Lesson 5: Writing Reusable and Self-explanatory Programs > Euclidean distance function | Python Programming | Department of Computing

Lesson 5

Writing Reusable and Self-explanatory Programs

Chapter 3: Custom functions

Euclidean distance function

face Josiah Wang

Now, let’s try to implement the function, step-by-step. Remember, we will incrementally test as we code to avoid trying to debug our code later!

Let’s implement the first step of the function. What should you first do? Well you should probably first check the definition of Euclidean distance:

$D((x_1, y_1), (x_2, y_2)) = \sqrt{\left(x_1-x_2\right)^2 + \left(y_1-y_2\right)^2}$

Well, looking at the equation, the smallest thing you can do first is to compute the difference between $x_1$ and $x_2$ , and between $y_1$ and $y_2$ . So let’s do that.

def euclidean_distance(x1, y1, x2, y2):
    """ your docstring here ...
    """
    dx = x2 - x1
    dy = y2 - y1
    print(f"dx: {dx}, dy: {dy}")
    return 0.0

# your test code
distance = euclidean_distance(2, 3, -2, 1)
expected_answer = 4.4721
epsilon = 0.000001
if abs(distance - expected_answer) < epsilon:
    print("Test passed")
else:
    print(f"Test failed. {expected_answer} expected, but {distance} returned.")
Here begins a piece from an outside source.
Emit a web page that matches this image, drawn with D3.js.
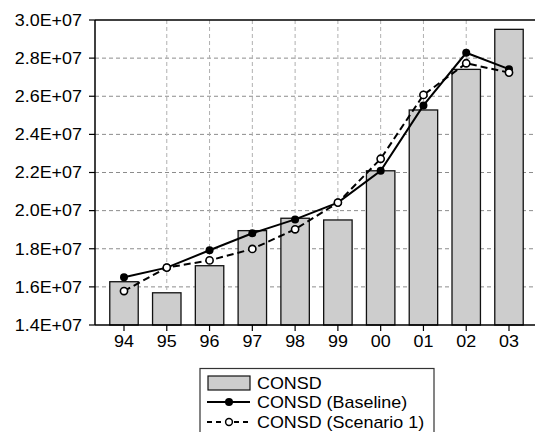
<!DOCTYPE html>
<html lang="en">
<head>
  <meta charset="utf-8">
  <title>CONSD</title>
  <script src="https://d3js.org/d3.v7.min.js"></script>
  <style>
    body { margin: 0; background: #fff; }
    text { font-family: "Liberation Sans", Arial, sans-serif; font-size: 16px; fill: #000; }
  </style>
</head>
<body>
  <script type="text/javascript">
  var years = ["94","95","96","97","98","99","00","01","02","03"];
  var consd = [16270000,15690000,17110000,18950000,19600000,19510000,22090000,25280000,27410000,29510000];
  var baseline = [16500000,17010000,17920000,18810000,19540000,20420000,22090000,25520000,28280000,27420000];
  var scenario = [15780000,17010000,17390000,17990000,19020000,20420000,22720000,26070000,27730000,27240000];
  var yTicks = [14000000,16000000,18000000,20000000,22000000,24000000,26000000,28000000,30000000];
  var gridYears = ["95","96","97","98","99","00","01","02"];
  var legendNames = ["CONSD","CONSD (Baseline)","CONSD (Scenario 1)"];

  var w = 536, h = 432;
  var plotL = 95, plotR = 535, plotT = 20, plotB = 325;
  var sx = 1.12; // text in the reference is stretched sideways

  var svg = d3.select("body").append("svg")
    .attr("width", w).attr("height", h);

  var x = d3.scalePoint().domain(years).range([124, 509]);
  var y = d3.scaleLinear().domain([14000000, 30000000]).range([plotB, plotT]);
  var barW = x.step() * 0.665;

  function fmt(v) {
    var e = Math.floor(Math.log10(v));
    var m = v / Math.pow(10, e);
    return m.toFixed(1) + "E+" + (e < 10 ? "0" + e : e);
  }

  // grid
  svg.append("g").selectAll("line")
    .data(yTicks.slice(1, -1))
    .enter().append("line")
    .attr("x1", plotL).attr("x2", plotR)
    .attr("y1", function(d){ return y(d); })
    .attr("y2", function(d){ return y(d); })
    .attr("stroke", "#8c8c8c").attr("stroke-width", 1)
    .attr("stroke-dasharray", "4,3");
  svg.append("g").selectAll("line")
    .data(gridYears)
    .enter().append("line")
    .attr("x1", function(d){ return x(d); })
    .attr("x2", function(d){ return x(d); })
    .attr("y1", plotT).attr("y2", plotB)
    .attr("stroke", "#b0b0b0").attr("stroke-width", 1)
    .attr("stroke-dasharray", "4,3");

  // bars
  svg.append("g").selectAll("rect")
    .data(consd)
    .enter().append("rect")
    .attr("x", function(d, i){ return x(years[i]) - barW / 2; })
    .attr("y", function(d){ return y(d); })
    .attr("width", barW)
    .attr("height", function(d){ return plotB - y(d); })
    .attr("fill", "#cdcdcd")
    .attr("stroke", "#111").attr("stroke-width", 1.3);

  // axes frame
  svg.append("line").attr("x1", plotL).attr("x2", plotR).attr("y1", plotT).attr("y2", plotT)
    .attr("stroke", "#000").attr("stroke-width", 1.5);
  svg.append("line").attr("x1", plotL).attr("x2", plotR).attr("y1", plotB).attr("y2", plotB)
    .attr("stroke", "#000").attr("stroke-width", 1.5);
  svg.append("line").attr("x1", plotL).attr("x2", plotL).attr("y1", plotT).attr("y2", plotB)
    .attr("stroke", "#000").attr("stroke-width", 1.5);

  // y ticks and labels
  var yt = svg.append("g").selectAll("g")
    .data(yTicks).enter().append("g");
  yt.append("line")
    .attr("x1", plotL - 6).attr("x2", plotL)
    .attr("y1", function(d){ return y(d); })
    .attr("y2", function(d){ return y(d); })
    .attr("stroke", "#000").attr("stroke-width", 1.2);
  yt.append("text")
    .attr("transform", function(d){ return "translate(82," + (y(d) + 5.8) + ") scale(" + sx + ",1)"; })
    .attr("text-anchor", "end")
    .text(function(d){ return fmt(d); });

  // x ticks and labels
  var xt = svg.append("g").selectAll("g")
    .data(years).enter().append("g");
  xt.append("line")
    .attr("x1", function(d){ return x(d); })
    .attr("x2", function(d){ return x(d); })
    .attr("y1", plotB).attr("y2", plotB + 6)
    .attr("stroke", "#000").attr("stroke-width", 1.2);
  xt.append("text")
    .attr("transform", function(d){ return "translate(" + x(d) + ",347) scale(" + sx + ",1)"; })
    .attr("text-anchor", "middle")
    .text(function(d){ return d; });

  // lines
  var line = d3.line()
    .x(function(d, i){ return x(years[i]); })
    .y(function(d){ return y(d); });

  svg.append("path").datum(baseline)
    .attr("d", line).attr("fill", "none")
    .attr("stroke", "#000").attr("stroke-width", 2);
  svg.append("g").selectAll("circle")
    .data(baseline).enter().append("circle")
    .attr("cx", function(d, i){ return x(years[i]); })
    .attr("cy", function(d){ return y(d); })
    .attr("r", 4).attr("fill", "#000");

  svg.append("path").datum(scenario)
    .attr("d", line).attr("fill", "none")
    .attr("stroke", "#000").attr("stroke-width", 2)
    .attr("stroke-dasharray", "7,4");
  svg.append("g").selectAll("circle")
    .data(scenario).enter().append("circle")
    .attr("cx", function(d, i){ return x(years[i]); })
    .attr("cy", function(d){ return y(d); })
    .attr("r", 3.6).attr("fill", "#fff")
    .attr("stroke", "#000").attr("stroke-width", 1.6);

  // legend
  var lg = svg.append("g");
  lg.append("rect")
    .attr("x", 200).attr("y", 368.5).attr("width", 234).attr("height", 80)
    .attr("fill", "#fff").attr("stroke", "#333").attr("stroke-width", 1.2);
  var rowY = [383, 402, 422];
  lg.append("rect")
    .attr("x", 208).attr("y", 376).attr("width", 42).attr("height", 14)
    .attr("fill", "#cdcdcd").attr("stroke", "#111").attr("stroke-width", 1.2);
  lg.append("line")
    .attr("x1", 207).attr("x2", 250).attr("y1", rowY[1]).attr("y2", rowY[1])
    .attr("stroke", "#000").attr("stroke-width", 2);
  lg.append("circle").attr("cx", 229).attr("cy", rowY[1]).attr("r", 4).attr("fill", "#000");
  lg.append("line")
    .attr("x1", 207).attr("x2", 250).attr("y1", rowY[2]).attr("y2", rowY[2])
    .attr("stroke", "#000").attr("stroke-width", 2)
    .attr("stroke-dasharray", "5,4");
  lg.append("circle").attr("cx", 229).attr("cy", rowY[2]).attr("r", 3.4)
    .attr("fill", "#fff").attr("stroke", "#000").attr("stroke-width", 1.5);
  lg.selectAll("text")
    .data(legendNames).enter().append("text")
    .attr("transform", function(d, i){ return "translate(257," + (rowY[i] + 5.8) + ") scale(" + sx + ",1)"; })
    .text(function(d){ return d; });
  </script>
</body>
</html>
Running your code, you should see:

dx: -4, dy: -2
Test failed. 4.4721 expected, but 0.0 returned.

Calculating dx and dy manually, we can confirm that these are indeed correct (-2-2==-4, 1-3==-2).

Now, continuing our implementation, we can now square both dx and dy and sum them up.
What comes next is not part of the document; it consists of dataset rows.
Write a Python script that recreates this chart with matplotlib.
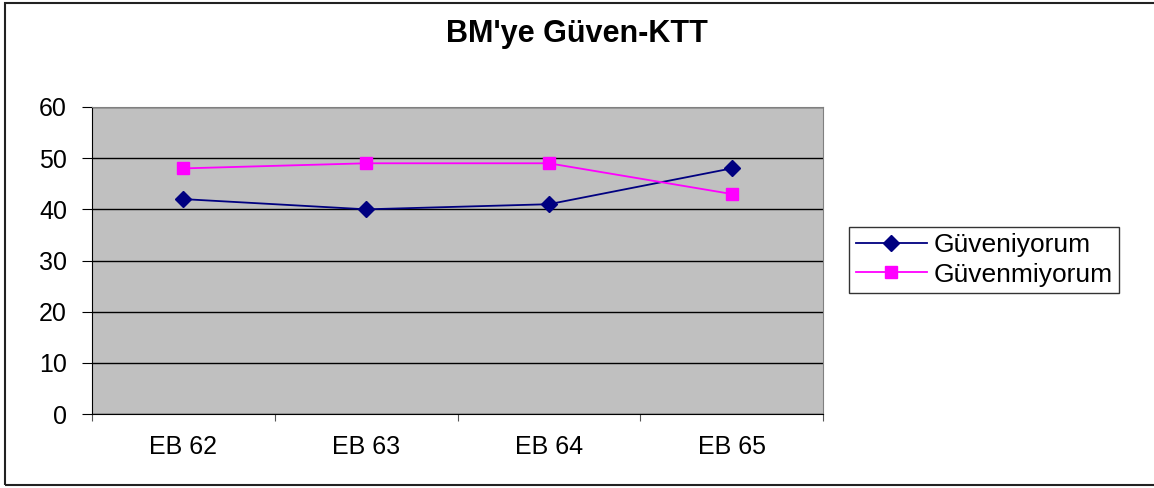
import matplotlib.pyplot as plt
from matplotlib.patches import Rectangle

# data
categories = ['EB 62', 'EB 63', 'EB 64', 'EB 65']
guveniyorum = [42, 40, 41, 48]
guvenmiyorum = [48, 49, 49, 43]
yticks = [0, 10, 20, 30, 40, 50, 60]

plt.rcParams['font.family'] = ['Liberation Sans', 'DejaVu Sans']

W, H = 1154, 488
fig = plt.figure(figsize=(W / 100, H / 100), dpi=100)
ax = fig.add_axes([92 / W, 1 - 414 / H, (823 - 92) / W, (414 - 107) / H])

# outer chart border
fig.patches.append(Rectangle((5 / W, 3 / H), 1.2, (485 - 3) / H,
                             transform=fig.transFigure, fill=False,
                             edgecolor='#222222', linewidth=1.5))

x = [i + 0.5 for i in range(len(categories))]
ax.set_facecolor('#C0C0C0')
ax.plot(x, guveniyorum, color='#000080', lw=1.3, marker='D', markersize=8,
        label='Güveniyorum', zorder=3)
ax.plot(x, guvenmiyorum, color='#FF00FF', lw=1.3, marker='s', markersize=8,
        label='Güvenmiyorum', zorder=3)

ax.set_xlim(0, len(categories))
ax.set_ylim(0, 60)
ax.set_yticks(yticks)
ax.yaxis.grid(True, color='#000000', lw=1)
ax.set_axisbelow(True)

ax.set_xticks(range(len(categories) + 1))
ax.set_xticklabels([])
ax.set_xticks(x, minor=True)
ax.set_xticklabels(categories, minor=True)
ax.tick_params(axis='x', which='major', length=5, color='#555555')
ax.tick_params(axis='x', which='minor', length=0, pad=15, labelsize=18)
ax.tick_params(axis='y', length=7, pad=11, labelsize=18)

for side in ['top', 'right']:
    ax.spines[side].set_color('#808080')
for side in ['left', 'bottom']:
    ax.spines[side].set_color('#000000')

fig.text(577 / W, 1 - 34 / H, "BM'ye Güven-KTT", ha='center', va='center',
         fontsize=22, fontweight='bold')

leg = fig.legend(loc='center left', bbox_to_anchor=(849 / W, 1 - 260 / H),
                 fontsize=19, frameon=True, fancybox=False, handlelength=2.7,
                 borderpad=0.25, labelspacing=0.2, handletextpad=0.25,
                 borderaxespad=0)
leg.get_frame().set_edgecolor('#000000')
leg.get_frame().set_linewidth(1.0)

fig.savefig('out.png', dpi=100)
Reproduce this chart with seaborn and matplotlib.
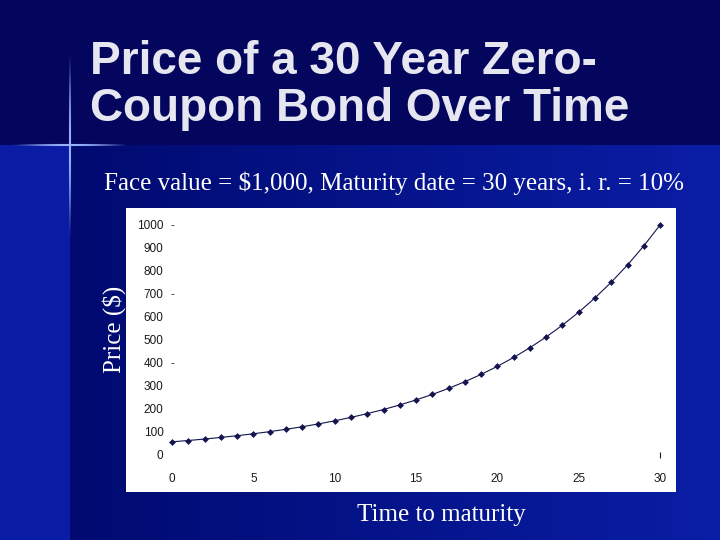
import numpy as np
import pandas as pd
import seaborn as sns
import matplotlib.pyplot as plt
from matplotlib.colors import to_rgb

# ------------ data: years to maturity and bond price ------------
years = list(range(31))
price = [57.3, 63.0, 69.3, 76.3, 83.9, 92.3, 101.5, 111.7, 122.8, 135.1,
         148.6, 163.5, 179.9, 197.8, 217.6, 239.4, 263.3, 289.7, 318.6, 350.5,
         385.5, 424.1, 466.5, 513.2, 564.5, 620.9, 683.0, 751.3, 826.4, 909.1,
         1000.0]
x_ticks = [0, 5, 10, 15, 20, 25, 30]
y_ticks = [0, 100, 200, 300, 400, 500, 600, 700, 800, 900, 1000]
y_dash = [400, 700, 1000]   # stray tick marks visible in the original chart

df = pd.DataFrame({"years": years, "price": price})

sns.set_theme(style="white")
plt.rcParams["font.family"] = ["Liberation Sans", "DejaVu Sans"]

W, H = 720, 540
fig = plt.figure(figsize=(7.2, 5.4), dpi=100)

# ------------ slide background ------------
bg = fig.add_axes([0, 0, 1, 1])
img = np.zeros((H, W, 3))
top = np.array(to_rgb("#03065c"))
left_c = np.array(to_rgb("#000a70"))
right_c = np.array(to_rgb("#0a1ea6"))
strip = np.array(to_rgb("#0a1ca4"))
t = np.clip((np.arange(W) - 70) / (W - 70), 0, 1)[:, None]
row = left_c * (1 - t) + right_c * t
img[:, :, :] = row[None, :, :]
img[:, :70, :] = strip
img[:145, :, :] = top
bg.imshow(img, extent=[0, W, H, 0], aspect="auto")

# decorative cross
xs = np.linspace(0, 125, 200)
for i in range(len(xs) - 1):
    a = max(0, 1 - abs(xs[i] - 70) / 60) ** 1.5
    bg.plot(xs[i:i + 2], [145, 145], color="#9ab4ff", alpha=a, lw=1.5)
ys = np.linspace(50, 240, 200)
for i in range(len(ys) - 1):
    a = max(0, 1 - abs(ys[i] - 145) / 95) ** 1.5
    bg.plot([70, 70], ys[i:i + 2], color="#9ab4ff", alpha=a, lw=1.5)
bg.set_xlim(0, W)
bg.set_ylim(H, 0)
bg.axis("off")

# ------------ titles ------------
fig.text(90 / W, 1 - 62 / H, "Price of a 30 Year Zero-", color="#e6e6f0",
         fontsize=33, fontweight="bold", va="center", ha="left")
fig.text(90 / W, 1 - 109 / H, "Coupon Bond Over Time", color="#e6e6f0",
         fontsize=33, fontweight="bold", va="center", ha="left")
fig.text(394 / W, 1 - 183 / H, "Face value = $1,000, Maturity date = 30 years, i. r. = 10%",
         color="white", fontsize=18, family="Liberation Serif",
         ha="center", va="center")
fig.text(114 / W, 1 - 329 / H, "Price ($)", color="white", fontsize=18,
         family="Liberation Serif", rotation=90, ha="center", va="center")
fig.text(441 / W, 1 - 515 / H, "Time to maturity", color="white", fontsize=18,
         family="Liberation Serif", ha="center", va="center")

# ------------ chart panel ------------
ax = fig.add_axes([126 / W, 1 - 492 / H, 550 / W, 284 / H])
ax.set_facecolor("white")
sns.lineplot(data=df, x="years", y="price", ax=ax, color="#14144e",
             lw=0.8, marker="D", markersize=3.5, markeredgewidth=0)
ax.set_xlim(-2.83, 30.98)
ax.set_ylim(-160.9, 1073.9)
ax.set_xticks(x_ticks)
ax.set_yticks(y_ticks)
ax.set_xlabel("")
ax.set_ylabel("")
for s in ax.spines.values():
    s.set_visible(False)
ax.tick_params(axis="both", length=0, labelsize=8.5, labelcolor="#1a1a1a")
ax.tick_params(axis="y", pad=-27)
ax.tick_params(axis="x", pad=-14)
for lab in ax.get_yticklabels():
    lab.set_ha("right")

# stray tick marks from the original export
for v in y_dash:
    ax.text(0, v, "-", fontsize=8, color="#1a1a1a", ha="center", va="center")
ax.plot([x_ticks[-1]], [y_ticks[0]], marker="|", ms=4, color="#1a1a1a", mew=0.8)

fig.savefig("out.png", dpi=100)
def euclidean_distance(x1, y1, x2, y2):
    """ your docstring here ...
    """
    dx = x2 - x1
    dy = y2 - y1
    d_squared = dx**2 + dy**2
    print(f"d_squared: {d_squared}")
    return 0.0

# your test code
...

Running your code again, you should get d_squared: 20, which you can manually confirm is correct.

Finally, you can compute the square root. Remember to import math to use the sqrt() function. And since that’s the Euclidean distance, we just return the value.

import math

def euclidean_distance(x1, y1, x2, y2):
    """ your docstring here ...
    """
    dx = x2 - x1
    dy = y2 - y1
    d_squared = dx**2 + dy**2
    dist = math.sqrt(d_squared)
    return dist

# your test code
...

Running our test code, looks like we are technically correct. Just need to increase the value of epsilon (if that is desirable).
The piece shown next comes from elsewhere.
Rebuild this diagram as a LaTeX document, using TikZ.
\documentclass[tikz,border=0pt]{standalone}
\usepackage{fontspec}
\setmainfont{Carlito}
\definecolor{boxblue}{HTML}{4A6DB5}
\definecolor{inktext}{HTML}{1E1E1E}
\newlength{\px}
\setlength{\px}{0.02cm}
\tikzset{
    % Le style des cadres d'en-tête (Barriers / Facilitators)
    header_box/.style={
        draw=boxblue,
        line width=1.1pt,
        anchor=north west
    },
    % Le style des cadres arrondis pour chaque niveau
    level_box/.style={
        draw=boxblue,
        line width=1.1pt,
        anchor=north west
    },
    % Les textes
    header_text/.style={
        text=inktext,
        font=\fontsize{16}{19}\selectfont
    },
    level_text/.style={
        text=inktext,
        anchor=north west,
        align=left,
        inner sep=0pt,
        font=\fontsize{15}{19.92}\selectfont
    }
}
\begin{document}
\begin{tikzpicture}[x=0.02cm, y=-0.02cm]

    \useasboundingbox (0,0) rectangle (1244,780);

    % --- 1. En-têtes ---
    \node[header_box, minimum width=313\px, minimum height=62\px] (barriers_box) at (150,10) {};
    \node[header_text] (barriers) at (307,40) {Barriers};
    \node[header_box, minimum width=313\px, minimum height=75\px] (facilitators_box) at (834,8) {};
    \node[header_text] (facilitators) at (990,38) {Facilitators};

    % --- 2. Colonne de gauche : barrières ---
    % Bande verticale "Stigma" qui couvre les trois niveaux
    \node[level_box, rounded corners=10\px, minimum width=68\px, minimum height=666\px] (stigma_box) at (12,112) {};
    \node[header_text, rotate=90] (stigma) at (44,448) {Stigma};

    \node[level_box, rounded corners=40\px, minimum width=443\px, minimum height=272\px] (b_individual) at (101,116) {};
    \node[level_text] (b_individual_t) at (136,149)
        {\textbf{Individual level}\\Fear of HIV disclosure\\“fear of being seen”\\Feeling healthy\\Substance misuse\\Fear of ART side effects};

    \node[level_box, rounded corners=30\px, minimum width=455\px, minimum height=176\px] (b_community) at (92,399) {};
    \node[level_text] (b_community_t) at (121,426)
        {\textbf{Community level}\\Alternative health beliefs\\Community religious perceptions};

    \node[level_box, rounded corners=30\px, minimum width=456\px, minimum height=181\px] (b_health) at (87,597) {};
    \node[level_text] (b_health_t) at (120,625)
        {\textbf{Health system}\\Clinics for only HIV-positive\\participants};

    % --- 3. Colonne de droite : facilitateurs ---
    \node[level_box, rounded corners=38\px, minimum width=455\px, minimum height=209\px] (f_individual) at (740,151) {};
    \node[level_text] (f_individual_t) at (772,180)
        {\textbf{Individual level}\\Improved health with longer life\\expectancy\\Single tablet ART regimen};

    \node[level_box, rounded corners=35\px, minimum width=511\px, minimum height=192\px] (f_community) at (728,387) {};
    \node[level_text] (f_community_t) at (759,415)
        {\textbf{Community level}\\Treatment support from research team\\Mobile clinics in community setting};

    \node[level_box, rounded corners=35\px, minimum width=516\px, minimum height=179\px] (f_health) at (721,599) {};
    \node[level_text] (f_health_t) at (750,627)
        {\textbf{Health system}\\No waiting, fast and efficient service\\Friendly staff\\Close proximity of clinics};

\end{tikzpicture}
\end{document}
Test failed. 4.4721 expected, but 4.47213595499958 returned.

After decreasing epsilon to 0.0001, our test passed.

Test passed

Now that your function is working correctly, you can now choose to rewrite your code to make it more compact, as long as it does not make your code harder to read. Here, I chose to skip the auxiliary variable d_squared and instead used the whole expression directly as an argument in math.sqrt().

import math

def euclidean_distance(x1, y1, x2, y2):
    """ your docstring here ...
    """
    dx = x2 - x1
    dy = y2 - y1
    return math.sqrt(dx**2 + dy**2)

# your test code
...

Remember to run your code again to make sure it still passes your test!

So, to recap, you have done two things here: you have implemented a function, and you have implemented it incrementally (test-as-you-code) and by using a test-first approach.